— BEGIN —
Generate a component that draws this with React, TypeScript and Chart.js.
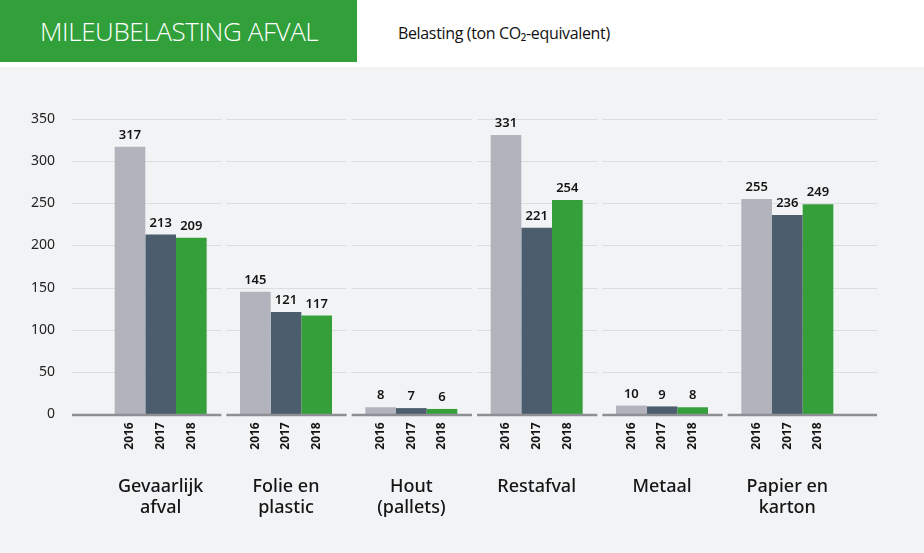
import React, { useEffect, useRef } from "react";
import { Chart, registerables } from "chart.js";

Chart.register(...registerables);

const categories: string[][] = [
  ["Gevaarlijk", "afval"],
  ["Folie en", "plastic"],
  ["Hout", "(pallets)"],
  ["Restafval"],
  ["Metaal"],
  ["Papier en", "karton"],
];
const years = ["2016", "2017", "2018"];
const values2016 = [317, 145, 8, 331, 10, 255];
const values2017 = [213, 121, 7, 221, 9, 236];
const values2018 = [209, 117, 6, 254, 8, 249];
const yMax = 350;
const yStep = 50;

const colors = ["#b2b3bc", "#4c5e6e", "#35a03a"];
const FONT = "'Noto Sans', sans-serif";

const decorPlugin = {
  id: "decor",
  beforeDatasetsDraw(chart: any) {
    const { ctx, chartArea, scales } = chart;
    const x = scales.x;
    const y = scales.y;
    const n = categories.length;
    const cw = (chartArea.right - chartArea.left) / n;
    ctx.save();
    for (let v = yStep; v <= yMax; v += yStep) {
      const py = Math.round(y.getPixelForValue(v)) + 0.5;
      ctx.strokeStyle = "#dcdde0";
      ctx.lineWidth = 1.2;
      for (let i = 0; i < n; i++) {
        const c = x.getPixelForValue(i);
        let l = c - cw / 2 + 3;
        let r = c + cw / 2 - 2;
        if (i === 0) l = chartArea.left - 26;
        if (i === n - 1) r = chartArea.right + 27;
        ctx.beginPath();
        ctx.moveTo(l, py);
        ctx.lineTo(r, py);
        ctx.stroke();
      }
    }
    ctx.restore();
  },
  afterDatasetsDraw(chart: any) {
    const { ctx, chartArea, scales } = chart;
    const x = scales.x;
    const y = scales.y;
    const n = categories.length;
    const cw = (chartArea.right - chartArea.left) / n;
    ctx.save();
    const py0 = y.getPixelForValue(0) + 1;
    ctx.strokeStyle = "#8d8f94";
    ctx.lineWidth = 2.5;
    for (let i = 0; i < n; i++) {
      const c = x.getPixelForValue(i);
      let l = c - cw / 2 + 3;
      let r = c + cw / 2 - 2;
      if (i === 0) l = chartArea.left - 26;
      if (i === n - 1) r = chartArea.right + 27;
      ctx.beginPath();
      ctx.moveTo(l, py0);
      ctx.lineTo(r, py0);
      ctx.stroke();
    }
    // value labels and year labels
    chart.data.datasets.forEach((ds: any, di: number) => {
      const meta = chart.getDatasetMeta(di);
      meta.data.forEach((bar: any, i: number) => {
        ctx.fillStyle = "#151515";
        ctx.font = `600 13px ${FONT}`;
        ctx.textAlign = "center";
        ctx.textBaseline = "bottom";
        ctx.fillText(String(ds.data[i]), bar.x, bar.y - 5);
        // year label rotated
        ctx.save();
        ctx.translate(bar.x, py0 + 21);
        ctx.rotate(-Math.PI / 2);
        ctx.font = `700 12px ${FONT}`;
        ctx.textAlign = "center";
        ctx.textBaseline = "middle";
        ctx.fillText(years[di], 0, 0);
        ctx.restore();
      });
    });
    // category labels
    ctx.fillStyle = "#151515";
    ctx.font = `500 18px ${FONT}`;
    ctx.textAlign = "center";
    ctx.textBaseline = "middle";
    categories.forEach((lines, i) => {
      const c = x.getPixelForValue(i);
      lines.forEach((t, li) => {
        ctx.fillText(t, c, py0 + 72 + li * 21);
      });
    });
    ctx.restore();
  },
};

export default function App() {
  const ref = useRef<HTMLCanvasElement | null>(null);
  useEffect(() => {
    document.body.style.margin = "0";
    if (!ref.current) return;
    const chart = new Chart(ref.current, {
      type: "bar",
      data: {
        labels: categories.map((c) => c.join(" ")),
        datasets: [
          { label: years[0], data: values2016, backgroundColor: colors[0] },
          { label: years[1], data: values2017, backgroundColor: colors[1] },
          { label: years[2], data: values2018, backgroundColor: colors[2] },
        ],
      },
      options: {
        responsive: false,
        animation: false,
        layout: { padding: { top: 52, bottom: 139, left: 0, right: 74 } },
        datasets: {
          bar: { categoryPercentage: 0.734, barPercentage: 1.0 },
        },
        plugins: {
          legend: { display: false },
          tooltip: { enabled: false },
        },
        scales: {
          x: { display: false },
          y: {
            min: 0,
            max: yMax,
            grid: { display: false },
            border: { display: false },
            afterFit: (s: any) => {
              s.width = 98;
            },
            ticks: {
              stepSize: yStep,
              padding: 35,
              color: "#222",
              font: { family: FONT, size: 14 },
            },
          },
        },
      },
      plugins: [decorPlugin],
    });
    return () => chart.destroy();
  }, []);

  return (
    <div
      style={{
        position: "absolute",
        left: 0,
        top: 0,
        width: 924,
        height: 553,
        background: "#ffffff",
        overflow: "hidden",
      }}
    >
      <div
        style={{
          position: "absolute",
          left: 0,
          top: 0,
          width: 357,
          height: 62,
          background: "#31a03a",
        }}
      >
        <div
          style={{
            position: "absolute",
            left: 40,
            top: 0,
            height: 62,
            lineHeight: "62px",
            color: "#ffffff",
            fontFamily: "'Open Sans', sans-serif",
            fontWeight: 300,
            fontSize: 26,
            letterSpacing: -0.4,
            whiteSpace: "nowrap",
          }}
        >
          MILEUBELASTING AFVAL
        </div>
      </div>
      <div
        style={{
          position: "absolute",
          left: 398,
          top: 0,
          height: 66,
          lineHeight: "66px",
          color: "#111",
          fontFamily: "'Open Sans', sans-serif",
          fontSize: 16,
          letterSpacing: -0.35,
          whiteSpace: "nowrap",
        }}
      >
        Belasting (ton CO₂-equivalent)
      </div>
      <div
        style={{
          position: "absolute",
          left: 0,
          top: 67,
          width: 924,
          height: 486,
          background: "#f2f3f5",
        }}
      >
        <canvas ref={ref} width={924} height={486} style={{ display: "block" }} />
      </div>
    </div>
  );
}
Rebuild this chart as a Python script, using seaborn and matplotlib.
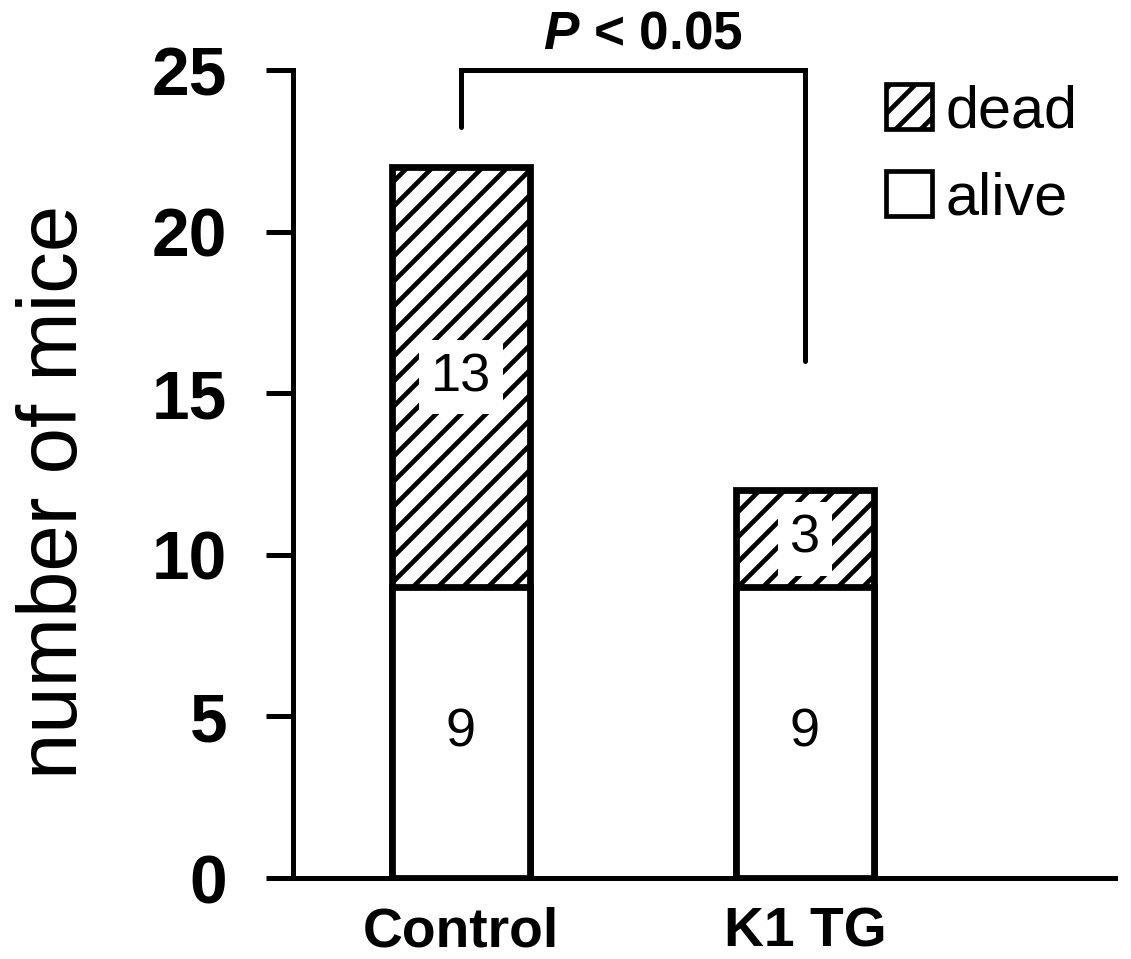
— END —
[REQUEST] Gather each line of the listing containing the word "this" and show it.

[RESPONSE TO THE TASK]
Generate a component that draws this with React, TypeScript and Chart.js.
Rebuild this chart as a Python script, using seaborn and matplotlib.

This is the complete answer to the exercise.